Большинство возражений, выдвигаемых против ассоцианизма сводятся к следующему: принципы ассоциации объясняют в лучшем случае форму мышления вообще, а не его единичные содержания; ассоциация объясняет только поверхность нашего сознания, его «корку». Столь разные авторы, как Бергсон и Фрейд, сходятся в этом пункте. Бергсон в известном пассаже пишет:

В самом деле, нельзя найти ни одной пары идей, которые не имели бы между собой какой-либо сходной черты или не соприкасались какой-либо стороной. Так, если речь идет о сходстве, то как бы глубоки ни были различия, разделяющие два образа, всегда можно найти — поднявшись достаточно высоко — общий род, к которому они принадлежат, и, следовательно, сходство, их соединяющее… Это значит, что между любыми двумя наугад взятыми идеями всегда есть сходство и всегда, если угодно, можно найти смежность, так что обнаружение отношения смежности или сходства между двумя следующими друг за другом представлениями ничуть не объясняет, почему одно из них вызывает другое. Подлинный же вопрос состоит в том, чтобы узнать, как осуществляется селекция между бесконечным числом воспоминаний, каждое из которых какой-то своей стороной походит на наличное восприятие, и почему одно-единственное из них — именно это, а не другое — возникает в просвете сознания.80

По крайней мере, мы можем сказать, что именно Юм обдумал это первым. Ассоциация идей у него эффективно отдает отчет о привычке мышления, повседневных понятиях [notions] здравого смысла, текущих идеях и комплексах идей, отвечающих самым общим и самым постоянным потребностям, — общим как для всех умов, так и для всех языков.81 Зато чего она не объясняет, так это различия между одной душой и другой. Специфическое продвижение [cheminement] души должно быть изучено, и должна быть разработана целая казуистика: почему в частном сознании в особый момент данное восприятие будет вызывать скорее ту, а не другую идею?

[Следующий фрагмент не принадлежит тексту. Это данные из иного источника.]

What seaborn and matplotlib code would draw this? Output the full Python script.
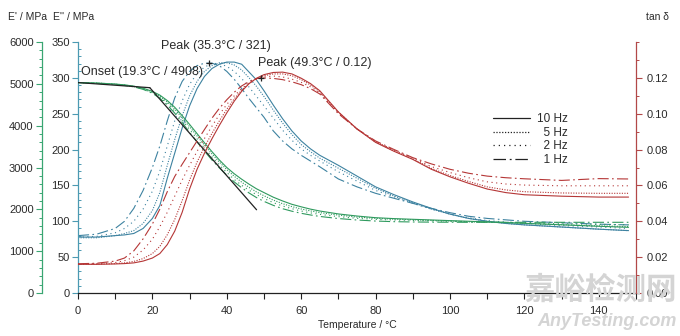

Ассоциация идей не дает объяснения тому, что вызывается именно данная идея, а не какая-то другая. Значит, с этой точки зрения, мы должны определить отношение как «…то особое обстоятельство, в связи с которым мы находим нужным сравнивать две идеи даже при их произвольном соединении в воображении»82. Если верно, что ассоциация необходима для того, чтобы сделать возможным всякое отношение вообще, то каждое отношение в его специфике ничуть не объясняется ассоциацией. Именно обстоятельства сообщают отношению его достаточное основание.

Понятие [notion] «обстоятельство» постоянно появляется в философии Юма. Оно пребывает в центре истории, делает возможным науку об особенном, делает возможным дифференциальную психологию. Когда Фрейд и Бергсон показывают, что ассоциация идей объясняет в нас только поверхностное, только формализм сознания, они по существу хотят сказать, что только привязанность может оправдать единичное содержание, нечто глубокое и особое. Несомненно, у них есть для этого основания. Но и Юм никогда не говорит ничего другого. Он только думает, что поверхностное и формальное также должно быть объяснено, что такая задача, в каком-то смысле, была бы самой важной. А что до остального, то он апеллирует к обстоятельству. И это понятие [notion] у него всегда отсылает к привязанности. Нужно буквально принять ту идею, согласно которой привязанность — это вопрос обстоятельств. Последние — это именно те переменные, которые определяют наши аффекты и наши интересы. Так понятая совокупность обстоятельств всегда выделяет субъекта [в нечто единичное], поскольку тот представляет состояние своих аффектов и потребностей, раскладку своих интересов, распределение своих верований и своей живости.83 Следовательно, мы видим, что принципы аффекта должны объединяться с принципами ассоциации, дабы субъект установился в душе. Если принципы ассоциации объясняют, что идеи ассоциируются, то только принципы аффекта могут объяснить, что именно эта идея, а не какая-то другая, ассоциируется в данный момент.